Although the learning was to focus on each discipline separately, the use of a common theme was seen as a way of interweaving and relating the learning for the students.

A hui was arranged to enable the parent body to explain to the local iwi how the students would use the legend of Maikuku to support their learning in the arts, and to hear the concerns of the tangata whenua about the sacredness of the legend. After discussion, the tangata whenua gave their blessing, and Paihia School embraced the programme. Dates were set for the arts intensive component, and, with huge enthusiasm, and a little bit of anxiety, the project was launched.

School and teachers

Paihia School is a decile 4 primary school in the Bay of Islands.

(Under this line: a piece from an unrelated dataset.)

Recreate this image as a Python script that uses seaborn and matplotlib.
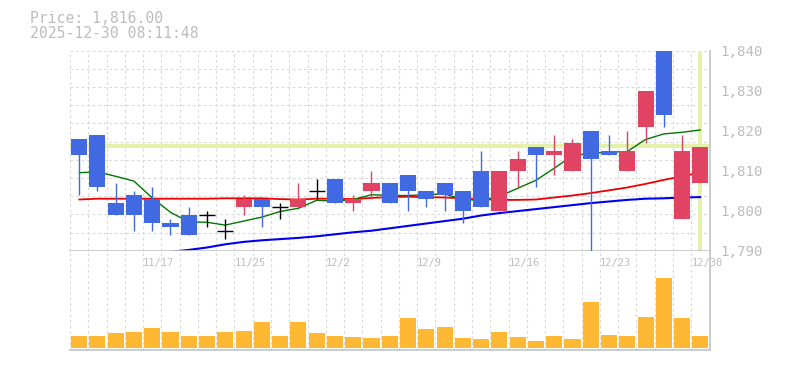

There is a student roll of 166, drawing from Paihia and Waitangi, 57 percent of whom are Māori. There are six teachers, covering years 0–8.

"Ko tou rourou – ko taku rourou – ka ora ai te iwi." "With your contribution and my contribution the people flourish."

"The legend belongs to the children. It has never been seen or written down before. They have got something to remember for the rest of their lives." Diane Neumann – new entrant/year 1 teacher

Goals for the project were to:

  • increase teacher understanding of implementing the Arts in the New Zealand Curriculum
  • increase teacher confidence and competence in delivering the arts in all four disciplines through modelling and mentoring
  • exemplify an integrated arts approach to student learning
  • exemplify the importance and effectiveness of using Māori context in the arts across all four disciplines
  • make links to family and community through the arts programme.